Tuesday, April 4, 2017

Provence - All About Food

The trains do not run on time in France. The TGV from the Charles de Gaulle airport to Aix-en-Provence was an hour late due to a "technical issue." However, that was the only glitch in our travels, and a minor one at that.

It did make for a long travel time from door-to-door and we were dog tired when we arrived in Arles. All the research paid off and our hotel, Hôtel du Cloître is fabulous. Housed in a 12th century former cloister, it is fully renovated in a funky 1970's vibe.



Our room has windows to an inner courtyard on one side and small street on the other. Importantly, unlike our apartment in Madrid, there are no nightclubs on the street.  (Madrid set a new level for our "sleeping noise" scale.) The hotel appears to have retained the original window openings and we have this cool small window, perfect for ventilation.



Note: There is no elevator and no air conditioning. That is fine for early April, but I can imagine it would be quite hot in the summer.

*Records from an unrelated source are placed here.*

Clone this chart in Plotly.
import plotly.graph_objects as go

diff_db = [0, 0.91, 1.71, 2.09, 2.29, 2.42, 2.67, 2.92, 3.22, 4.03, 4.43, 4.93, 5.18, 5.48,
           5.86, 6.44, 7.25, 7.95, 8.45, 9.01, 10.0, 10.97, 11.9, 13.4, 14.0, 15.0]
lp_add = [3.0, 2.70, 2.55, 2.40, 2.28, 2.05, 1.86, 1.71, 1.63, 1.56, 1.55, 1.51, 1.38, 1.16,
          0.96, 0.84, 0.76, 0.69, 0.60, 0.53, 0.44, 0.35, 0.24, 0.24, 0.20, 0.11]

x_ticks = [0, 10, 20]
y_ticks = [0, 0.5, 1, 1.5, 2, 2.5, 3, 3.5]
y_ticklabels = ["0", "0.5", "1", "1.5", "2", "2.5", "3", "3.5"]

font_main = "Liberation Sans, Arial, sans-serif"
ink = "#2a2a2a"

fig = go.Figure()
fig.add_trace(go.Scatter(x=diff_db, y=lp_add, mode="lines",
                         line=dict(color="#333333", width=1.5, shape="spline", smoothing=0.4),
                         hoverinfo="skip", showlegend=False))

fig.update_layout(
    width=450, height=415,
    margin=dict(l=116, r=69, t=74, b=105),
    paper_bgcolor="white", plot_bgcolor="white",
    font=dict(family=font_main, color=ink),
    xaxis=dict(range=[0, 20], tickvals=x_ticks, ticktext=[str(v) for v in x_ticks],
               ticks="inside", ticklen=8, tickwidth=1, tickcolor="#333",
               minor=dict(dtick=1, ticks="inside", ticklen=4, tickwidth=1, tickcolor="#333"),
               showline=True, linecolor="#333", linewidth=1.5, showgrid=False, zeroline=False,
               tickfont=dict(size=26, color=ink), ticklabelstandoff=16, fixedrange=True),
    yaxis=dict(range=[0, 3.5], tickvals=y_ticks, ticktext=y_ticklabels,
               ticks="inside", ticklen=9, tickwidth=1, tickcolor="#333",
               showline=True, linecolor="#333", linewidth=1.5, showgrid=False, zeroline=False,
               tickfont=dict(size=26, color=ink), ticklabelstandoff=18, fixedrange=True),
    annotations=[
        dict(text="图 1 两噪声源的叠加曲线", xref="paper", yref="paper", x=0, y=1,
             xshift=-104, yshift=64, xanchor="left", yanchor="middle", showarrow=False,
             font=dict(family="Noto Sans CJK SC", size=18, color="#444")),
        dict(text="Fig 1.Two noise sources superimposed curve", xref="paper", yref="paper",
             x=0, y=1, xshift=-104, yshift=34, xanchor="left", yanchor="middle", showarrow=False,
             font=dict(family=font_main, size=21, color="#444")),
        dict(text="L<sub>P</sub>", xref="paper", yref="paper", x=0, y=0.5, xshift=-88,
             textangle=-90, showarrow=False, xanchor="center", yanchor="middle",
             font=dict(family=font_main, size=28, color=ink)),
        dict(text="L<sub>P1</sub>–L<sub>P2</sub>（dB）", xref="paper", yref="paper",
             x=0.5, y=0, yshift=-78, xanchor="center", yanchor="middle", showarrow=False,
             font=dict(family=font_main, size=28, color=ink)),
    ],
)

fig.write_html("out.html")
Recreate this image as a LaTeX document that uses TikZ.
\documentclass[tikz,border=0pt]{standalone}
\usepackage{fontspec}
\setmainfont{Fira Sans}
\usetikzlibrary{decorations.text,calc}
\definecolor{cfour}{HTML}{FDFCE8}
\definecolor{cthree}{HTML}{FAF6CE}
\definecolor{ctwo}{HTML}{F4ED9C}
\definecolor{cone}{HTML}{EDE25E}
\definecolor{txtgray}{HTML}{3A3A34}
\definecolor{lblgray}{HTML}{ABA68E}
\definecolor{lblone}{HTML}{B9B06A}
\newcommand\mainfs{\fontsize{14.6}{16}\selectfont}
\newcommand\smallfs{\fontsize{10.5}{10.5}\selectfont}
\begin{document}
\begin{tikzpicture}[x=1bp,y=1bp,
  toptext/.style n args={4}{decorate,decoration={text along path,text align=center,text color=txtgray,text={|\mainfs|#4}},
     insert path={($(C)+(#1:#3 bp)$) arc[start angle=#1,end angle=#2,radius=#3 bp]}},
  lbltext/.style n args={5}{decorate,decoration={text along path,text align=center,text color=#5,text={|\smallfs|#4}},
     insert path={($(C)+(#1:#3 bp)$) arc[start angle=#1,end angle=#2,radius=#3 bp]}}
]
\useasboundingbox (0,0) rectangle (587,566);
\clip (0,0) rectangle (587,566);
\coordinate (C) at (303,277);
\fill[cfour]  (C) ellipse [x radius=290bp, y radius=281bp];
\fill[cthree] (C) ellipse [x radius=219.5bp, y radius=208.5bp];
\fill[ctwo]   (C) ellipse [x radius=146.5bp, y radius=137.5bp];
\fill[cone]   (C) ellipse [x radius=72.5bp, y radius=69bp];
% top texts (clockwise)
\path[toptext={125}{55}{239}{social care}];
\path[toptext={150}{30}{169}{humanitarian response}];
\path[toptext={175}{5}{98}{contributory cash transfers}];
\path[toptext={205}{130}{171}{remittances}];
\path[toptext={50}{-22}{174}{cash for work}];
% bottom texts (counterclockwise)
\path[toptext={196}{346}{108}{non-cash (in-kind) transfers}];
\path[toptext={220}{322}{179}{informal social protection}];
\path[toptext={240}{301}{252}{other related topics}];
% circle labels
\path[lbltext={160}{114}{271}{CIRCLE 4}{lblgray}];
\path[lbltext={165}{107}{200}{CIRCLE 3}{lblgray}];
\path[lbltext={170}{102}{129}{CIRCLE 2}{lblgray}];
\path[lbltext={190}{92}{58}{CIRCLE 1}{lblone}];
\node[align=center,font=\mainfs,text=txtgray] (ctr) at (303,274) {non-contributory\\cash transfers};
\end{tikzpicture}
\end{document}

We were starving upon arrival, having had only airport/airplane/train food for 36 hours.  It's not that we were hungry-cranky, but things needed to change quickly. The hotel recommended Chardon.  A quaint restaurant, it serves small plates dishes using local foods. Everything looked great and we almost ordered one of everything. The waitress made some recommendations and we restrained ourselves. The food was amazing with perfect portions.  Their chocolate mousse has ruined chocolate mousse forever.  Seriously, the best ever.  (Check out their Instagram photos.  They scratch the surface of their loveliness)

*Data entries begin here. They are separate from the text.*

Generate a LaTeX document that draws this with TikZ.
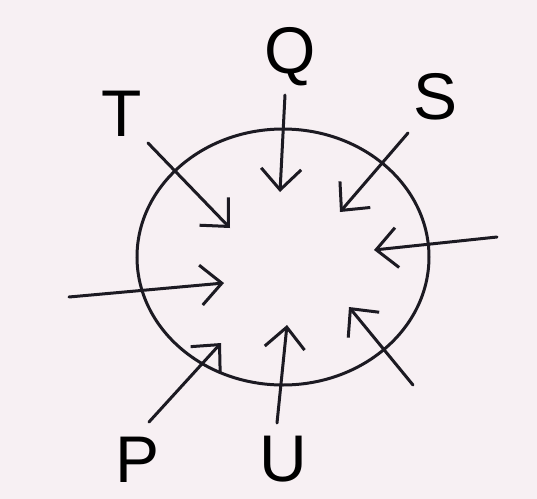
\documentclass[tikz,border=0pt]{standalone}
\usepackage{fontspec}
\setmainfont{Liberation Sans}
\usetikzlibrary{arrows.meta}
\definecolor{paper}{RGB}{247,240,243}
\definecolor{ink}{RGB}{28,26,34}
\begin{document}
\begin{tikzpicture}[x=0.5pt, y=-0.5pt,
    >={Straight Barb[length=10.5pt, width=20pt, line width=1.5pt]},
    flow/.style={->, ink, line width=1.5pt, line cap=round},
    lbl/.style={font=\fontsize{33}{33}\selectfont, text=black, inner sep=0pt}]
    % 背景
    \fill[paper] (0,0) rectangle (537,499);
    \useasboundingbox (0,0) rectangle (537,499);

    % 外圈
    \draw[ink, line width=1.5pt] (283,257) ellipse (146 and 128);

    % 标签
    \node[lbl] (Q) at (290,57) {Q};
    \node[lbl] (T) at (122,114) {T};
    \node[lbl] (S) at (436,97) {S};
    \node[lbl] (P) at (138,460) {P};
    \node[lbl] (U) at (283,459) {U};

    % 箭头端点
    \coordinate (tT) at (148,143);  \coordinate (hT) at (230,228);
    \coordinate (tQ) at (285,95);   \coordinate (hQ) at (280,192);
    \coordinate (tS) at (408,133);  \coordinate (hS) at (340,212);
    \coordinate (tR) at (497,237);  \coordinate (hR) at (374,250);
    \coordinate (tL) at (69,297);   \coordinate (hL) at (224,283);
    \coordinate (tP) at (149,422);  \coordinate (hP) at (221,343);
    \coordinate (tU) at (277,423);  \coordinate (hU) at (287,325);
    \coordinate (tD) at (413,385);  \coordinate (hD) at (349,307);

    % 指向圈内的箭头
    \draw[flow] (tT) -- (hT);
    \draw[flow] (tQ) -- (hQ);
    \draw[flow] (tS) -- (hS);
    \draw[flow] (tR) -- (hR);
    \draw[flow] (tL) -- (hL);
    \draw[flow] (tP) -- (hP);
    \draw[flow] (tU) -- (hU);
    \draw[flow] (tD) -- (hD);
\end{tikzpicture}
\end{document}
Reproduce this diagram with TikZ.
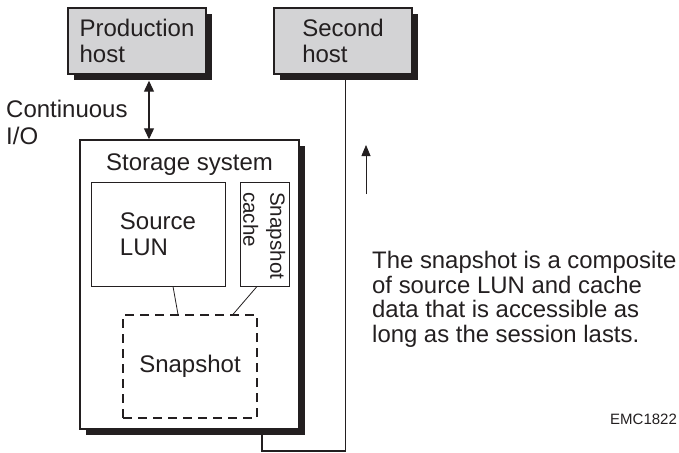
\documentclass[tikz,border=0pt]{standalone}
\usepackage{fontspec}
\setmainfont{Liberation Sans}
\usetikzlibrary{arrows.meta,calc,shadows}
\definecolor{hostgray}{RGB}{211,211,213}
\definecolor{ink}{RGB}{35,31,32}
\begin{document}
\begin{tikzpicture}[x=1pt,y=-1pt,
  every node/.style={inner sep=0pt, text=ink},
  mainfont/.style={font=\fontsize{24}{26.5}\selectfont},
  boxshadow/.style={general shadow={fill=ink, shadow xshift=6pt, shadow yshift=-6pt}},
  hostbox/.style={draw=ink, line width=1.4pt, fill=hostgray, boxshadow,
    minimum width=138pt, minimum height=66pt, align=left, mainfont},
  storebox/.style={draw=ink, line width=1.4pt, fill=white, boxshadow,
    minimum width=219pt, minimum height=289pt},
  lunbox/.style={draw=ink, line width=0.9pt, fill=white, align=left, mainfont},
  snapbox/.style={draw=ink, line width=1.3pt, dash pattern=on 9pt off 6pt,
    minimum width=134pt, minimum height=103pt, mainfont},
  link/.style={draw=ink, line width=0.8pt},
  wire/.style={draw=ink, line width=1.2pt},
  iotip/.tip={Triangle[length=11pt,width=10pt]}
]
\useasboundingbox (0,0) rectangle (679,452);

% hosts
\node[hostbox] (prod)  at (137,41) {Production\\host};
\node[hostbox] (host2) at (343,41) {Second\\host};

% storage system with its volumes
\node[storebox] (stor) at (189.5,284.5) {};
\node[mainfont, anchor=base] (storlbl) at (189.5,170) {Storage system};
\node[lunbox, minimum width=134pt, minimum height=104pt] (src) at (158,234) {Source\\LUN};
\node[lunbox, minimum width=49pt, minimum height=104pt] (cache) at (264.5,234) {};
\node[font=\fontsize{20.6}{27}\selectfont, align=left, rotate=-90, anchor=north west]
  (cachelbl) at (285.5,192) {Snapshot\\cache};
\node[snapbox] (snap) at (190,366.5) {Snapshot};

\draw[link] ($(src.south)+(15,0)$) -- ($(snap.north)+(-12,0)$);
\draw[link] ($(cache.south)+(-7.5,0)$) -- ($(snap.north)+(43,0)$);

% continuous I/O between production host and storage
\coordinate (ioTop) at ($(prod.south)+(12,6)$);
\draw[wire, iotip-iotip] (ioTop) -- (ioTop |- stor.north);
\node[mainfont, align=left, anchor=north west] (iolbl) at (6,100) {Continuous\\I/O};

% snapshot path to the second host
\coordinate (leave) at ($(stor.south)+(72.5,0)$);
\coordinate (bend) at (345.5,451);
\draw[wire] (leave) |- (bend) -- (bend |- host2.south);

\coordinate (upA) at (366,194);
\coordinate (upB) at (366,145);
\draw[link, -{Triangle[length=11pt,width=9pt]}] (upA) -- (upB);

\node[font=\fontsize{23.9}{24.6}\selectfont, align=left, anchor=north west] (note) at (372,251)
  {The snapshot is a composite\\of source LUN and cache\\data that is accessible as\\long as the session lasts.};

\node[font=\fontsize{15}{18}\selectfont, anchor=base west] (code) at (610,424) {EMC1822};
\end{tikzpicture}
\end{document}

We have been indulging ourselves with dessert at most every meal.  John even had a cookie and an almond cake slice at the hotel breakfast and I ordered dessert at lunch. We are justifying it with "we're walking a lot and we're sharing the dessert."  I know restaurants in Austin serve French press, but it simply tastes better when drunk when at a sidewalk cafe in France, served in little ceramic cups.



Once again, we asked the hotel for a dinner recommendation.  They sent us to Le Fee Gourmand, describing it as "French Home Cooking."  The place looked like a 1960's American grandmother's house.  The food was amazing.  John had a lamb shoulder braised for seven hours.  I went with the fish, deluding myself that it made up for the eclair with lemon curd we had for dessert.  For our appetizer, we had a crab dish with a cracked egg on top.  It was unlike anything we've ever had.


Before dinner, we decided to have wine on the rooftop terrace of our hotel.  A lovely woman in a nearby Cave de Vin helped us select a local bottle.


Dumbest question to ask a Frenchman: "Do you have a corkscrew?"